By The Rev. Katheryn King
I hope everyone has the privilege of knowing a “Donny.” Donny was one of the Olsen farmers, who were brothers and farmers for many generations. These brothers worked hard together. Some were herdsman, some farmed grain and corn. Donny was one of these Olsen farmers.
One of the things I remember best about the Olsen men were their hands. They had the biggest, hardened hands I’ve ever seen. You could get lost in those hands. Shaking hands after Sunday service was like slipping my hand into a glove of God’s grace. Donny was like that. Besides the hands and his strong stature was the smile in his eyes.
I remember one day on Main Street. It was Homecoming and folks were gathering for the parade. Donny never missed an opportunity to socialize. I spotted Donny coming out of the café. He’d been on a trip to Sweden and just returned. I greeted Donny with a big hug I could fit around him. Donny never let me forget and thoroughly enjoyed every chance to tell me how the Preacher gave him a hug in front of God and most of the town!
I received word that Donny died a while ago and that the whole parish and community mourned. On a bitter winter day the church was full for his funeral. I hear they even ran out of the open-face sandwiches the ladies always served and every single cup was washed twice. You can’t stand in a Dakota cemetery without something to eat!
I also heard you almost expected to see Donny rambling in for the service or to sing with the men – brothers, sons, nephews, cousins like he had done all of his life. Oh, how those Olsen boys could sing!
You see, knowing Donny – seeing those smiling eyes and being held by huge hands was, for me, like glimpsing the glory of God. God shining through for all to see.
That’s kind of what the Epiphany season has been.
The theme of the season is God’s glory in Jesus. The light of God in Christ has been growing from babyhood – the visit of the Magi to the time of his last journey to Jerusalem. The light of the first Epiphany was small as a candle but by the time of the Transfiguration, the flame has become the brightness of the sun.
As a babe, God’s glory was seen by the Wise Ones who revealed him as king.
At his baptism, Jesus’ glory is acknowledged by those left to follow him. And during the last Sundays of Epiphany season, we have seen glory and power reflected in his healings and teachings.
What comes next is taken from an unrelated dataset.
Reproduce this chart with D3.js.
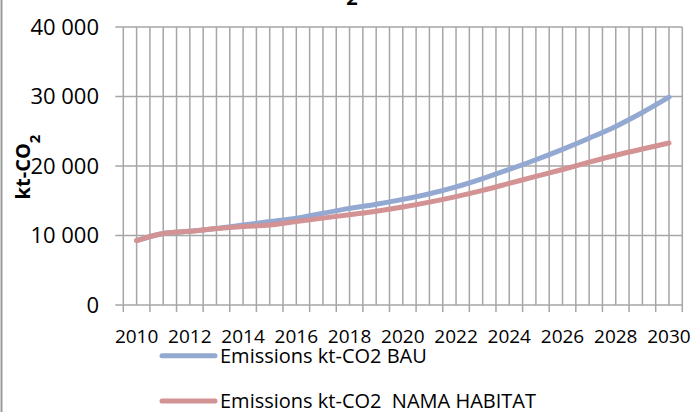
<!DOCTYPE html>
<html>
<head>
<meta charset="utf-8">
<script src="https://cdn.jsdelivr.net/npm/d3@7"></script>
<style>
  html, body { margin: 0; padding: 0; background: #fff; }
  svg { display: block; }
  text { font-family: "Open Sans", sans-serif; fill: #000; }
</style>
</head>
<body>
<svg id="chart" width="697" height="412"></svg>
<script>
// ---- data ----
const years = [2010, 2011, 2012, 2013, 2014, 2015, 2016, 2017, 2018, 2019, 2020,
               2021, 2022, 2023, 2024, 2025, 2026, 2027, 2028, 2029, 2030];
const bau = [9250, 10300, 10600, 11000, 11500, 12000, 12500, 13200, 13900, 14500, 15200,
             16000, 17000, 18200, 19500, 20900, 22400, 24000, 25700, 27700, 29900];
const nama = [9250, 10300, 10600, 11000, 11300, 11500, 12000, 12500, 13000, 13500, 14100,
              14800, 15600, 16500, 17500, 18500, 19500, 20550, 21550, 22450, 23300];
const yTicks = [0, 10000, 20000, 30000, 40000];
const xLabels = [2010, 2012, 2014, 2016, 2018, 2020, 2022, 2024, 2026, 2028, 2030];
const seriesNames = ["Emissions kt-CO2 BAU", "Emissions kt-CO2\u00A0 NAMA HABITAT"];
const seriesColors = ["#93A9D1", "#D39293"];

// ---- layout ----
const svg = d3.select("#chart");
const L = 123.3, R = 682.3, T = 27, B = 305;
const gridColor = "#A6A6A6";

const x = d3.scaleBand().domain(years).range([L, R]).paddingInner(0).paddingOuter(0);
const xc = d => x(d) + x.bandwidth() / 2;
const y = d3.scaleLinear().domain([0, 40000]).range([B, T]);

const fmt = v => d3.format(",")(v).replace(/,/g, " ");

// left chart border
svg.append("line").attr("x1", 1.5).attr("x2", 1.5).attr("y1", 0).attr("y2", 412)
  .attr("stroke", "#999").attr("stroke-width", 2);

// title fragment (subscript of a cut-off title)
svg.append("text").attr("x", 352).attr("y", 5).attr("text-anchor", "middle")
  .attr("font-weight", "bold").attr("font-size", 20).text("2");

// vertical gridlines: category boundaries and centers
const g = svg.append("g");
const vx = [];
years.forEach(d => { vx.push(x(d)); vx.push(xc(d)); });
vx.push(R);
g.selectAll("line.vg").data(vx).join("line").attr("class", "vg")
  .attr("x1", d => d).attr("x2", d => d).attr("y1", T).attr("y2", B)
  .attr("stroke", gridColor).attr("stroke-width", 1.5);

// horizontal gridlines with outside ticks
g.selectAll("line.hg").data(yTicks).join("line").attr("class", "hg")
  .attr("x1", L - 8).attr("x2", R).attr("y1", d => y(d)).attr("y2", d => y(d))
  .attr("stroke", gridColor).attr("stroke-width", 1.5);

// x tick marks at category boundaries
const xt = years.map(d => x(d)).concat([R]);
g.selectAll("line.xt").data(xt).join("line").attr("class", "xt")
  .attr("x1", d => d).attr("x2", d => d).attr("y1", B).attr("y2", B + 7)
  .attr("stroke", gridColor).attr("stroke-width", 1.5);

// y labels
svg.selectAll("text.yl").data(yTicks).join("text").attr("class", "yl")
  .attr("x", 99).attr("y", d => y(d) + 7.5).attr("text-anchor", "end")
  .attr("font-size", 22).text(d => fmt(d));

// x labels
svg.selectAll("text.xl").data(xLabels).join("text").attr("class", "xl")
  .attr("x", d => xc(d)).attr("y", 343.3).attr("text-anchor", "middle")
  .attr("font-size", 19).text(d => d);

// y axis title
const yt = svg.append("text").attr("transform", "translate(29.5,167) rotate(-90)")
  .attr("text-anchor", "middle").attr("font-weight", "bold").attr("font-size", 20);
yt.append("tspan").text("kt-CO");
yt.append("tspan").attr("baseline-shift", "sub").attr("font-size", 15).text("2");

// lines
const line = d3.line().x((d, i) => xc(years[i])).y(d => y(d)).curve(d3.curveMonotoneX);
[bau, nama].forEach((s, k) => {
  svg.append("path").datum(s).attr("d", line).attr("fill", "none")
    .attr("stroke", seriesColors[k]).attr("stroke-width", 5)
    .attr("stroke-linecap", "round").attr("stroke-linejoin", "round");
});

// legend
const legY = [355.7, 401];
seriesNames.forEach((n, k) => {
  svg.append("line").attr("x1", 162).attr("x2", 215).attr("y1", legY[k]).attr("y2", legY[k])
    .attr("stroke", seriesColors[k]).attr("stroke-width", 5).attr("stroke-linecap", "round");
  svg.append("text").attr("x", 220).attr("y", legY[k] + 7).attr("font-size", 20)
    .style("white-space", "pre").text(n);
});
</script>
</body>
</html>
Now at the Transfiguration everything comes together.
Jesus reflects in his person the glory of God. The past is fulfilled in the approval of Moses and Elijah, and in a bit of Divine special effects, the voice of God call the disciples to listen and obey Jesus. The truth speaks loud and clear. Disciples and followers of Jesus have to live in the real world. They can’t stay on the mountain. They can’t live in tents forever.
Jesus and his disciples come down from the Mount of Transfiguration to continue their journey to Jerusalem. Jesus returns – again with God’s approval and assurance. Peter, James, and John come down with a new understanding of their Lord’s mission and their own mission.
Certain things in Donny’s life were either before or after my time. I never knew his dearly beloved wife. I didn’t know Donny with serious health struggles that finally took him. But people like Donny can inspire us as experiences on the mountain to uplift us. Life is not lived at the top of some mountain. We must come down. We must go on.
We must walk with Jesus into tomorrows filled with difficulty but also tomorrows of hope and grace.